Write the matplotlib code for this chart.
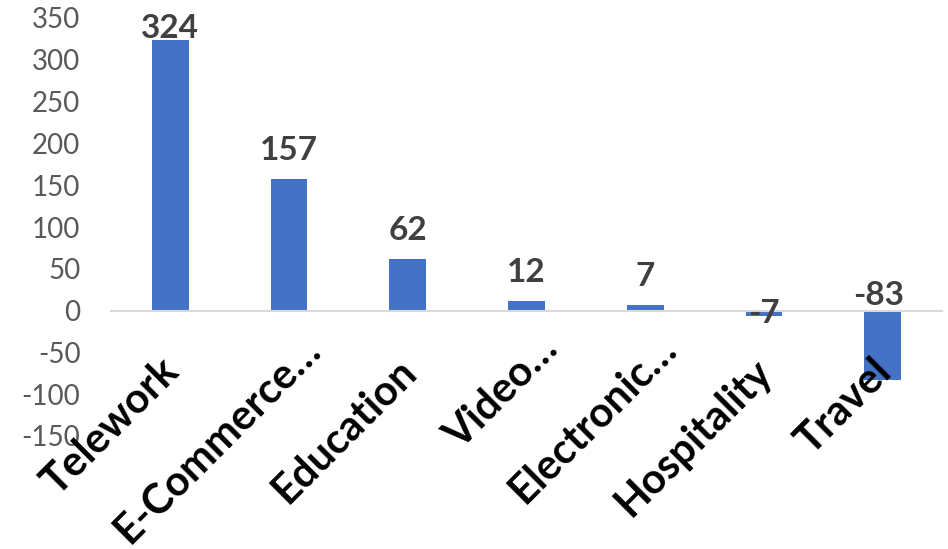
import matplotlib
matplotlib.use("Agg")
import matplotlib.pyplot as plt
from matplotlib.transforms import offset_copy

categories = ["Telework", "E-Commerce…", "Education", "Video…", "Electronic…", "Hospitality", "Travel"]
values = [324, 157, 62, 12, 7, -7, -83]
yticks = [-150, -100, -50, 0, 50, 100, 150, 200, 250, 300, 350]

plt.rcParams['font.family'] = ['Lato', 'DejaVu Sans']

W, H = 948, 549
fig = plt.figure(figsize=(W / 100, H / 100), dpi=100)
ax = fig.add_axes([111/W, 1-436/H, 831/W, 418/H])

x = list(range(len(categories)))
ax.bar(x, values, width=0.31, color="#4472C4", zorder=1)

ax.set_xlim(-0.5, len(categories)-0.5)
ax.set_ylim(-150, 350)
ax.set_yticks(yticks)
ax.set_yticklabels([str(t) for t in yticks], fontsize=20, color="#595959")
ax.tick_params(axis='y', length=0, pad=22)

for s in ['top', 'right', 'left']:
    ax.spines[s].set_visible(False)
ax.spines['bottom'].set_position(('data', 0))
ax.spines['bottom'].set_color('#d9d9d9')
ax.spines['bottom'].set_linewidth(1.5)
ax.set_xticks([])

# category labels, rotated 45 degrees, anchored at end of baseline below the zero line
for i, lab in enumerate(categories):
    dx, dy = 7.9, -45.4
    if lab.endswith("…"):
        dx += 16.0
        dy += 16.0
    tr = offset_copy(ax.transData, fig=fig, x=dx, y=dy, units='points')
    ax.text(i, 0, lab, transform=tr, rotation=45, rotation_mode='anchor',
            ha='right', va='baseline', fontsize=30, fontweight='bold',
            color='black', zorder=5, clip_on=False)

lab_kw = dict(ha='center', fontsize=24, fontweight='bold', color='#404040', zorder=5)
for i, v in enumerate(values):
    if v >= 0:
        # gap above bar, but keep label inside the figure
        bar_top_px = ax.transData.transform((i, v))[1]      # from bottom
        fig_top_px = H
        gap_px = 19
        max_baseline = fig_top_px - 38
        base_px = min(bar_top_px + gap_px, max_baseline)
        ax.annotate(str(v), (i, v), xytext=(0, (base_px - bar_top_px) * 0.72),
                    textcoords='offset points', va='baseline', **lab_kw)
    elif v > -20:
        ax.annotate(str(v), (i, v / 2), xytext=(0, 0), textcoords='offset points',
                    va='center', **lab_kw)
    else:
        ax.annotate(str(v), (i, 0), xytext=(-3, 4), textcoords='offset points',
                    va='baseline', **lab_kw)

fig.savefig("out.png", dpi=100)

===============

Reproduce the data above word for word from its first line through the line that holds "plt.rcParams['font.family'] = ['Lato', 'DejaVu", both ends included; skip pictures.

**Complete output:**
Write the matplotlib code for this chart.
import matplotlib
matplotlib.use("Agg")
import matplotlib.pyplot as plt
from matplotlib.transforms import offset_copy

categories = ["Telework", "E-Commerce…", "Education", "Video…", "Electronic…", "Hospitality", "Travel"]
values = [324, 157, 62, 12, 7, -7, -83]
yticks = [-150, -100, -50, 0, 50, 100, 150, 200, 250, 300, 350]

plt.rcParams['font.family'] = ['Lato', 'DejaVu Sans']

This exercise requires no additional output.